● What is expected: Repeat the whole listing exactly.

● Dataset content:
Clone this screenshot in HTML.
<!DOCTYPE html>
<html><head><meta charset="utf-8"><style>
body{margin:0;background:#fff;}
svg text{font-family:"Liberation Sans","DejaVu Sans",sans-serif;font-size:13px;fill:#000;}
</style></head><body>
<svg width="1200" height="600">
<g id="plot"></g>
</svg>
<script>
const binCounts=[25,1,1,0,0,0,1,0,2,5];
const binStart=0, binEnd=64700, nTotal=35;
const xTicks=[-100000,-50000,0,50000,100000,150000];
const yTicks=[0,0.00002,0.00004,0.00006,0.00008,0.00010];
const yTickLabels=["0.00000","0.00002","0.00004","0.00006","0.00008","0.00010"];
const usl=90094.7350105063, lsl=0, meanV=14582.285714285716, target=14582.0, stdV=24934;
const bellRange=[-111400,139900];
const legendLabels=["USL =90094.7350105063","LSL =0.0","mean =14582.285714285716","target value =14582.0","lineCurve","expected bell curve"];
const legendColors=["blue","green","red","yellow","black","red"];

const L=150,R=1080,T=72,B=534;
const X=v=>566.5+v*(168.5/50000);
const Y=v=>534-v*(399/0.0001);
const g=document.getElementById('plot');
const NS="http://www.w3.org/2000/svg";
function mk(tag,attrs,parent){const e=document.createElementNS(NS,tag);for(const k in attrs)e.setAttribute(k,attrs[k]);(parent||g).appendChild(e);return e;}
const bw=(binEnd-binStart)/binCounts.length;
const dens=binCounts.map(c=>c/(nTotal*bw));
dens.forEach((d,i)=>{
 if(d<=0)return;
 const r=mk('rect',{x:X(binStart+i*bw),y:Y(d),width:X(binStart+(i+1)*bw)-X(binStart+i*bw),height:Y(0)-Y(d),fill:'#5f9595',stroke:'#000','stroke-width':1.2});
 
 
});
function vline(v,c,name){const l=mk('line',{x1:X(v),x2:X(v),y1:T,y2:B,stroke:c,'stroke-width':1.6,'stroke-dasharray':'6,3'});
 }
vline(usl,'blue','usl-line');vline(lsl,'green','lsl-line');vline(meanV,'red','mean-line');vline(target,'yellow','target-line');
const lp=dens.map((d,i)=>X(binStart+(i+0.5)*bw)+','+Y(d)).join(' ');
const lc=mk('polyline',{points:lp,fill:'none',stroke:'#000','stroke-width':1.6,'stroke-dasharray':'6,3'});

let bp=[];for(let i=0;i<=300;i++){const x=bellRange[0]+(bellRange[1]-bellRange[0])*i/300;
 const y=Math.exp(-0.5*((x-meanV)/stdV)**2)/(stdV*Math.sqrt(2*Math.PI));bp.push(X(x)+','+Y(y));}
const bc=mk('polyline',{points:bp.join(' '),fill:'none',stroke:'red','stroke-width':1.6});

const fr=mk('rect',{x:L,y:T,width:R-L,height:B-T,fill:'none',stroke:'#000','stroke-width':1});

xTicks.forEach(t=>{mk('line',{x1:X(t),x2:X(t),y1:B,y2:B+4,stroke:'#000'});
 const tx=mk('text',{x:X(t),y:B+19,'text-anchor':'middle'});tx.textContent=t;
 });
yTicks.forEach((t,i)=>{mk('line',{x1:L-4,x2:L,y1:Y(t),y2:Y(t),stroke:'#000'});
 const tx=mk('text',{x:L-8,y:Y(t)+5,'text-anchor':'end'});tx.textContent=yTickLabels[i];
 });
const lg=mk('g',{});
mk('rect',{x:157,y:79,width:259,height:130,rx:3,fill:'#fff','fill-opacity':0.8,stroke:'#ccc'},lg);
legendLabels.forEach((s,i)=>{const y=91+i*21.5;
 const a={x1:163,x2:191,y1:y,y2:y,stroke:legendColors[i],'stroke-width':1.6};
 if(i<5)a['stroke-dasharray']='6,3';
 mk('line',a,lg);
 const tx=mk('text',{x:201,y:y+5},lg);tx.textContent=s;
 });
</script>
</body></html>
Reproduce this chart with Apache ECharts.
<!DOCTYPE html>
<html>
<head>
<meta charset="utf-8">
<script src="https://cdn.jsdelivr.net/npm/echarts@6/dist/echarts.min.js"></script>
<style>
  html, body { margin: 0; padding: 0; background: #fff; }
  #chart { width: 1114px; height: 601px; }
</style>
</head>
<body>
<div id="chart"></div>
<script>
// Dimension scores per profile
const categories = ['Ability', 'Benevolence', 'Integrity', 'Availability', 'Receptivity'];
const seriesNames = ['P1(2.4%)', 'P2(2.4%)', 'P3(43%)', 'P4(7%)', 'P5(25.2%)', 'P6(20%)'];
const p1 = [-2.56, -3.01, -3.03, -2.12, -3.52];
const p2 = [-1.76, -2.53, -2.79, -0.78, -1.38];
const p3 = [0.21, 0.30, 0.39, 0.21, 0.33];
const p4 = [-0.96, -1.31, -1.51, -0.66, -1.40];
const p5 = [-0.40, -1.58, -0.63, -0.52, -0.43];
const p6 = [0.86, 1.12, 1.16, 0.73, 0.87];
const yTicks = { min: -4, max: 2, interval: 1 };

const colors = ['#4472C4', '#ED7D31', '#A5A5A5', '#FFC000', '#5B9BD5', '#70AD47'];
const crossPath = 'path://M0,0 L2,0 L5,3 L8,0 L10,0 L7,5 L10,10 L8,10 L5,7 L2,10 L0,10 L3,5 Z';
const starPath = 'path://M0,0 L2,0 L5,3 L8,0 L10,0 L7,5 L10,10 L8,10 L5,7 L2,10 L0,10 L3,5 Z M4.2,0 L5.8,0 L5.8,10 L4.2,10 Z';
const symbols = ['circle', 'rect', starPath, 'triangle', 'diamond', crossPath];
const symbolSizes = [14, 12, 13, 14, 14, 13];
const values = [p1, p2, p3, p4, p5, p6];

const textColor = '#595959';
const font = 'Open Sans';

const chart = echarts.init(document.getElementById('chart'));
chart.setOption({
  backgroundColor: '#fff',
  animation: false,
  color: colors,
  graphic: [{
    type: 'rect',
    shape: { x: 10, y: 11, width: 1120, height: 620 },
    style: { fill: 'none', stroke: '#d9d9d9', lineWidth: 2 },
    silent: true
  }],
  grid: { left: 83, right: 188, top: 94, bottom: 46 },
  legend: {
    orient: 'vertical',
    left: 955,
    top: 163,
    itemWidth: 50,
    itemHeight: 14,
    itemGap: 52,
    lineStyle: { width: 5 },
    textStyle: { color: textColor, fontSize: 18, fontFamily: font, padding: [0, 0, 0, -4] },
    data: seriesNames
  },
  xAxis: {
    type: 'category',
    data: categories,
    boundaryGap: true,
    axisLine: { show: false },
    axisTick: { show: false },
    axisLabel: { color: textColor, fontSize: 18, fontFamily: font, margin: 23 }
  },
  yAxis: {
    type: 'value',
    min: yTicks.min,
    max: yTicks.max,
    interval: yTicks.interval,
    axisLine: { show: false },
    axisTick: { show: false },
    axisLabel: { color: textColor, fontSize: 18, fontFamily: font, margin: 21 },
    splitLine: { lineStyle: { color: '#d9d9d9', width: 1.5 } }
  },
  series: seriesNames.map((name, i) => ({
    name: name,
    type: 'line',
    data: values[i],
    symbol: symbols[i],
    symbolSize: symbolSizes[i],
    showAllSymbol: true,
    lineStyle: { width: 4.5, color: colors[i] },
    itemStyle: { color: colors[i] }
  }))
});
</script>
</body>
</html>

● Solution to this task:
Clone this screenshot in HTML.
<!DOCTYPE html>
<html><head><meta charset="utf-8"><style>
body{margin:0;background:#fff;}
svg text{font-family:"Liberation Sans","DejaVu Sans",sans-serif;font-size:13px;fill:#000;}
</style></head><body>
<svg width="1200" height="600">
<g id="plot"></g>
</svg>
<script>
const binCounts=[25,1,1,0,0,0,1,0,2,5];
const binStart=0, binEnd=64700, nTotal=35;
const xTicks=[-100000,-50000,0,50000,100000,150000];
const yTicks=[0,0.00002,0.00004,0.00006,0.00008,0.00010];
const yTickLabels=["0.00000","0.00002","0.00004","0.00006","0.00008","0.00010"];
const usl=90094.7350105063, lsl=0, meanV=14582.285714285716, target=14582.0, stdV=24934;
const bellRange=[-111400,139900];
const legendLabels=["USL =90094.7350105063","LSL =0.0","mean =14582.285714285716","target value =14582.0","lineCurve","expected bell curve"];
const legendColors=["blue","green","red","yellow","black","red"];

const L=150,R=1080,T=72,B=534;
const X=v=>566.5+v*(168.5/50000);
const Y=v=>534-v*(399/0.0001);
const g=document.getElementById('plot');
const NS="http://www.w3.org/2000/svg";
function mk(tag,attrs,parent){const e=document.createElementNS(NS,tag);for(const k in attrs)e.setAttribute(k,attrs[k]);(parent||g).appendChild(e);return e;}
const bw=(binEnd-binStart)/binCounts.length;
const dens=binCounts.map(c=>c/(nTotal*bw));
dens.forEach((d,i)=>{
 if(d<=0)return;
 const r=mk('rect',{x:X(binStart+i*bw),y:Y(d),width:X(binStart+(i+1)*bw)-X(binStart+i*bw),height:Y(0)-Y(d),fill:'#5f9595',stroke:'#000','stroke-width':1.2});
 
 
});
function vline(v,c,name){const l=mk('line',{x1:X(v),x2:X(v),y1:T,y2:B,stroke:c,'stroke-width':1.6,'stroke-dasharray':'6,3'});
 }
vline(usl,'blue','usl-line');vline(lsl,'green','lsl-line');vline(meanV,'red','mean-line');vline(target,'yellow','target-line');
const lp=dens.map((d,i)=>X(binStart+(i+0.5)*bw)+','+Y(d)).join(' ');
const lc=mk('polyline',{points:lp,fill:'none',stroke:'#000','stroke-width':1.6,'stroke-dasharray':'6,3'});

let bp=[];for(let i=0;i<=300;i++){const x=bellRange[0]+(bellRange[1]-bellRange[0])*i/300;
 const y=Math.exp(-0.5*((x-meanV)/stdV)**2)/(stdV*Math.sqrt(2*Math.PI));bp.push(X(x)+','+Y(y));}
const bc=mk('polyline',{points:bp.join(' '),fill:'none',stroke:'red','stroke-width':1.6});

const fr=mk('rect',{x:L,y:T,width:R-L,height:B-T,fill:'none',stroke:'#000','stroke-width':1});

xTicks.forEach(t=>{mk('line',{x1:X(t),x2:X(t),y1:B,y2:B+4,stroke:'#000'});
 const tx=mk('text',{x:X(t),y:B+19,'text-anchor':'middle'});tx.textContent=t;
 });
yTicks.forEach((t,i)=>{mk('line',{x1:L-4,x2:L,y1:Y(t),y2:Y(t),stroke:'#000'});
 const tx=mk('text',{x:L-8,y:Y(t)+5,'text-anchor':'end'});tx.textContent=yTickLabels[i];
 });
const lg=mk('g',{});
mk('rect',{x:157,y:79,width:259,height:130,rx:3,fill:'#fff','fill-opacity':0.8,stroke:'#ccc'},lg);
legendLabels.forEach((s,i)=>{const y=91+i*21.5;
 const a={x1:163,x2:191,y1:y,y2:y,stroke:legendColors[i],'stroke-width':1.6};
 if(i<5)a['stroke-dasharray']='6,3';
 mk('line',a,lg);
 const tx=mk('text',{x:201,y:y+5},lg);tx.textContent=s;
 });
</script>
</body></html>
Reproduce this chart with Apache ECharts.
<!DOCTYPE html>
<html>
<head>
<meta charset="utf-8">
<script src="https://cdn.jsdelivr.net/npm/echarts@6/dist/echarts.min.js"></script>
<style>
  html, body { margin: 0; padding: 0; background: #fff; }
  #chart { width: 1114px; height: 601px; }
</style>
</head>
<body>
<div id="chart"></div>
<script>
// Dimension scores per profile
const categories = ['Ability', 'Benevolence', 'Integrity', 'Availability', 'Receptivity'];
const seriesNames = ['P1(2.4%)', 'P2(2.4%)', 'P3(43%)', 'P4(7%)', 'P5(25.2%)', 'P6(20%)'];
const p1 = [-2.56, -3.01, -3.03, -2.12, -3.52];
const p2 = [-1.76, -2.53, -2.79, -0.78, -1.38];
const p3 = [0.21, 0.30, 0.39, 0.21, 0.33];
const p4 = [-0.96, -1.31, -1.51, -0.66, -1.40];
const p5 = [-0.40, -1.58, -0.63, -0.52, -0.43];
const p6 = [0.86, 1.12, 1.16, 0.73, 0.87];
const yTicks = { min: -4, max: 2, interval: 1 };

const colors = ['#4472C4', '#ED7D31', '#A5A5A5', '#FFC000', '#5B9BD5', '#70AD47'];
const crossPath = 'path://M0,0 L2,0 L5,3 L8,0 L10,0 L7,5 L10,10 L8,10 L5,7 L2,10 L0,10 L3,5 Z';
const starPath = 'path://M0,0 L2,0 L5,3 L8,0 L10,0 L7,5 L10,10 L8,10 L5,7 L2,10 L0,10 L3,5 Z M4.2,0 L5.8,0 L5.8,10 L4.2,10 Z';
const symbols = ['circle', 'rect', starPath, 'triangle', 'diamond', crossPath];
const symbolSizes = [14, 12, 13, 14, 14, 13];
const values = [p1, p2, p3, p4, p5, p6];

const textColor = '#595959';
const font = 'Open Sans';

const chart = echarts.init(document.getElementById('chart'));
chart.setOption({
  backgroundColor: '#fff',
  animation: false,
  color: colors,
  graphic: [{
    type: 'rect',
    shape: { x: 10, y: 11, width: 1120, height: 620 },
    style: { fill: 'none', stroke: '#d9d9d9', lineWidth: 2 },
    silent: true
  }],
  grid: { left: 83, right: 188, top: 94, bottom: 46 },
  legend: {
    orient: 'vertical',
    left: 955,
    top: 163,
    itemWidth: 50,
    itemHeight: 14,
    itemGap: 52,
    lineStyle: { width: 5 },
    textStyle: { color: textColor, fontSize: 18, fontFamily: font, padding: [0, 0, 0, -4] },
    data: seriesNames
  },
  xAxis: {
    type: 'category',
    data: categories,
    boundaryGap: true,
    axisLine: { show: false },
    axisTick: { show: false },
    axisLabel: { color: textColor, fontSize: 18, fontFamily: font, margin: 23 }
  },
  yAxis: {
    type: 'value',
    min: yTicks.min,
    max: yTicks.max,
    interval: yTicks.interval,
    axisLine: { show: false },
    axisTick: { show: false },
    axisLabel: { color: textColor, fontSize: 18, fontFamily: font, margin: 21 },
    splitLine: { lineStyle: { color: '#d9d9d9', width: 1.5 } }
  },
  series: seriesNames.map((name, i) => ({
    name: name,
    type: 'line',
    data: values[i],
    symbol: symbols[i],
    symbolSize: symbolSizes[i],
    showAllSymbol: true,
    lineStyle: { width: 4.5, color: colors[i] },
    itemStyle: { color: colors[i] }
  }))
});
</script>
</body>
</html>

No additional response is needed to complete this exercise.